> [PROBLEM STATEMENT]
Look through the material below, count the lines containing the word "this", and state only the count.

> [THE INPUT]
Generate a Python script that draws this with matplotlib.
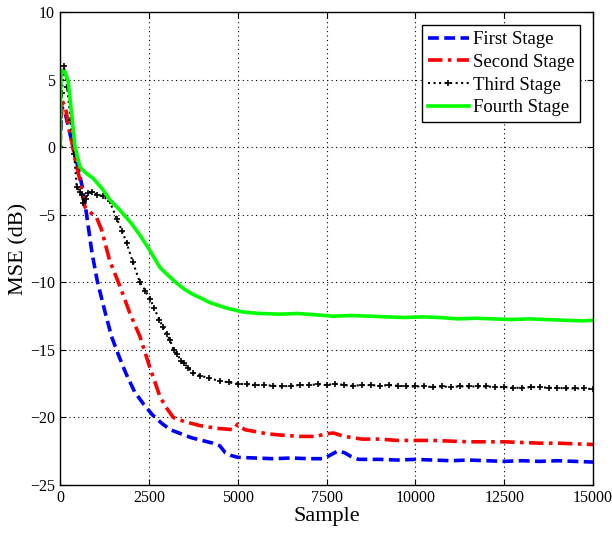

--

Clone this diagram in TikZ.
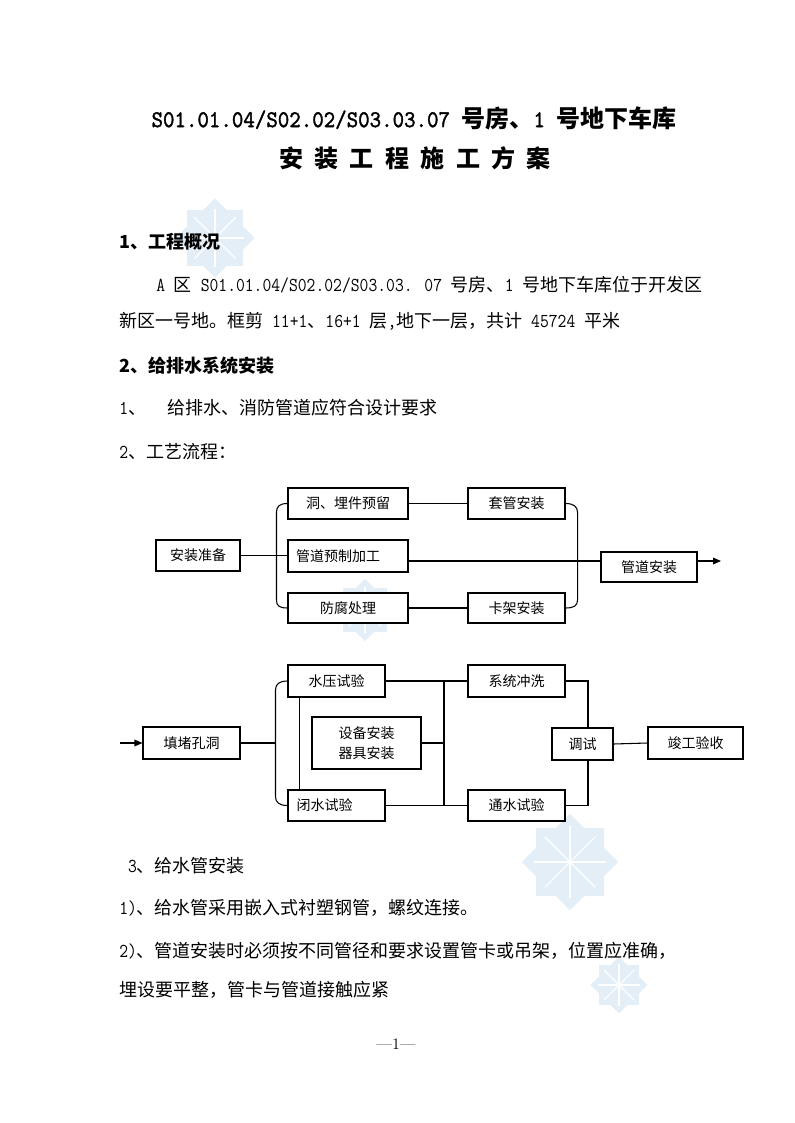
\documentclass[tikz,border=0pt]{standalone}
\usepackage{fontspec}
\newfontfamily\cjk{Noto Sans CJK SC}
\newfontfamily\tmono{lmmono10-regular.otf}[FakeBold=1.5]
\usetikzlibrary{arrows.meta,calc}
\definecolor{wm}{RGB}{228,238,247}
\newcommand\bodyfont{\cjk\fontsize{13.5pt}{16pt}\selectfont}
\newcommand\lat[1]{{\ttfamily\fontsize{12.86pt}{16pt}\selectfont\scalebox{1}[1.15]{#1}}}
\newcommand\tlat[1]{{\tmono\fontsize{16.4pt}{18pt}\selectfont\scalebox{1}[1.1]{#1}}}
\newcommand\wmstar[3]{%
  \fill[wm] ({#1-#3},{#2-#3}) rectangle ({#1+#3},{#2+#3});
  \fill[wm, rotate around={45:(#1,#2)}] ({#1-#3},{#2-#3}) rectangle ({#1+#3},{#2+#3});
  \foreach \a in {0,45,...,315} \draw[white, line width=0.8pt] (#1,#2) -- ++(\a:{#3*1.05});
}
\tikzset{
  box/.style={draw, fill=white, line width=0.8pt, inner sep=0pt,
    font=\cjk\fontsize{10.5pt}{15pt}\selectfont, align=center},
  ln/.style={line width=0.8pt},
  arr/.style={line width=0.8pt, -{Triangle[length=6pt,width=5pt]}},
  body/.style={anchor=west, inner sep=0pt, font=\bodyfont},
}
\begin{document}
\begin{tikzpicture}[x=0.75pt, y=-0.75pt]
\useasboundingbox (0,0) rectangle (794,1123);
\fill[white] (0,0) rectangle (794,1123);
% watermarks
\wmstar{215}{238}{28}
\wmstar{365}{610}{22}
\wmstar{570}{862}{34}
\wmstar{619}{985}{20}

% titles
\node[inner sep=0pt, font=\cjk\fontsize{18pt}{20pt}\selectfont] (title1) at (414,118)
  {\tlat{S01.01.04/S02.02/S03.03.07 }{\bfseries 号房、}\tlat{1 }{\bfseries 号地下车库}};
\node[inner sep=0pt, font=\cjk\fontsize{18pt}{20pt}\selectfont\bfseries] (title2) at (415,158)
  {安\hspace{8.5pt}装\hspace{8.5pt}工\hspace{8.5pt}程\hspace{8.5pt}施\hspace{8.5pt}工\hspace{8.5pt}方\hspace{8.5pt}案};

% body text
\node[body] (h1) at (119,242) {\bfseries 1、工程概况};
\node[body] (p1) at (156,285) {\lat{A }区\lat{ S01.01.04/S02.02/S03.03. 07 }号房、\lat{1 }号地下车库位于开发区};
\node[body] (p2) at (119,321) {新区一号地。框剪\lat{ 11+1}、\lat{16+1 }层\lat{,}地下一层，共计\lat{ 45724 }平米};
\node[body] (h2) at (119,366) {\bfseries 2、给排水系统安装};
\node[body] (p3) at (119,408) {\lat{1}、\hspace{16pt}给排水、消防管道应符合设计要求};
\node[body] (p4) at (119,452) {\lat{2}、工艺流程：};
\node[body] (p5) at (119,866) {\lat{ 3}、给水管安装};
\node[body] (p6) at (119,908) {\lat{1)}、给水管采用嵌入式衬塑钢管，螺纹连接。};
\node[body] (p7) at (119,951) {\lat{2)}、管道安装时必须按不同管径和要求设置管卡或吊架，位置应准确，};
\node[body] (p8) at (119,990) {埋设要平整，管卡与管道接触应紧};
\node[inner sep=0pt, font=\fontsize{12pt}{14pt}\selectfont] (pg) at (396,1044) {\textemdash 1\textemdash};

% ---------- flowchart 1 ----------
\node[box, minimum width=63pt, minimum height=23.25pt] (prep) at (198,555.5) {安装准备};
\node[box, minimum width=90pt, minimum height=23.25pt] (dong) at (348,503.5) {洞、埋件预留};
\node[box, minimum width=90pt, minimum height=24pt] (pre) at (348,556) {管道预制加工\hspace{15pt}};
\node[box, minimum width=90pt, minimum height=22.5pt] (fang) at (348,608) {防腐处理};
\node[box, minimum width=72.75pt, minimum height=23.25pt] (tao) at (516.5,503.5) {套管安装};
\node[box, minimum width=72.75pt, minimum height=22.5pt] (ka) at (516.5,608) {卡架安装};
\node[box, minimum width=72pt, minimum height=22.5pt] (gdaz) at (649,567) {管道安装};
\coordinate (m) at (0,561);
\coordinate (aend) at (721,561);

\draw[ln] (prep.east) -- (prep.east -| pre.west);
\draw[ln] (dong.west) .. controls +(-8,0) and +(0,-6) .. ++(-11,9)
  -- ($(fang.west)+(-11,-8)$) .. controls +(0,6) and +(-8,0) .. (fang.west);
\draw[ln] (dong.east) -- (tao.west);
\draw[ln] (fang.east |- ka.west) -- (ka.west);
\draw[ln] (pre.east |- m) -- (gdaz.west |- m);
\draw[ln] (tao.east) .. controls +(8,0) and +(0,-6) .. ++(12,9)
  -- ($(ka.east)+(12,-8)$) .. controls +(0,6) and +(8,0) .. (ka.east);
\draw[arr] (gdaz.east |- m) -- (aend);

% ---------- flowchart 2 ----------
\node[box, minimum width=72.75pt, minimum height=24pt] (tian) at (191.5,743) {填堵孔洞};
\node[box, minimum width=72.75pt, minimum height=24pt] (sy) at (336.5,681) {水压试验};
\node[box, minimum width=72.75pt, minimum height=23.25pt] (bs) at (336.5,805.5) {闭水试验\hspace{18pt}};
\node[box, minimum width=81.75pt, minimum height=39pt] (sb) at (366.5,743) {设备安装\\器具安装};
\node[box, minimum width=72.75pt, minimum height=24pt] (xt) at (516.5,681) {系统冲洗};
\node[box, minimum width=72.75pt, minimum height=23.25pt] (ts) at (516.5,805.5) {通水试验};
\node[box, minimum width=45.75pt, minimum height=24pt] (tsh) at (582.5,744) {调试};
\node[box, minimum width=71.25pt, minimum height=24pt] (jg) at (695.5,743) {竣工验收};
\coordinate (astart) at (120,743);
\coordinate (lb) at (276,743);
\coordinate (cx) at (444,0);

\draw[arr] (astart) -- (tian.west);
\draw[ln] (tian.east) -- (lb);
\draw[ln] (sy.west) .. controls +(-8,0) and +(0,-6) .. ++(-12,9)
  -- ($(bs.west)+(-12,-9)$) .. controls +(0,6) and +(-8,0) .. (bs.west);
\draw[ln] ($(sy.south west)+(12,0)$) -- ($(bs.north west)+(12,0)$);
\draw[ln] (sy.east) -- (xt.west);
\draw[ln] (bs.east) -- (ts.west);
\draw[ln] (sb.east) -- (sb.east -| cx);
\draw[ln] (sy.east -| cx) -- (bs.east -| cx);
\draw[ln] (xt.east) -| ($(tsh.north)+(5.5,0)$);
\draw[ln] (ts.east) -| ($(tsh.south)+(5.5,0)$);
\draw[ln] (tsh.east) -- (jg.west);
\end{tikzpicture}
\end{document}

> [SOLVED PROBLEM]
2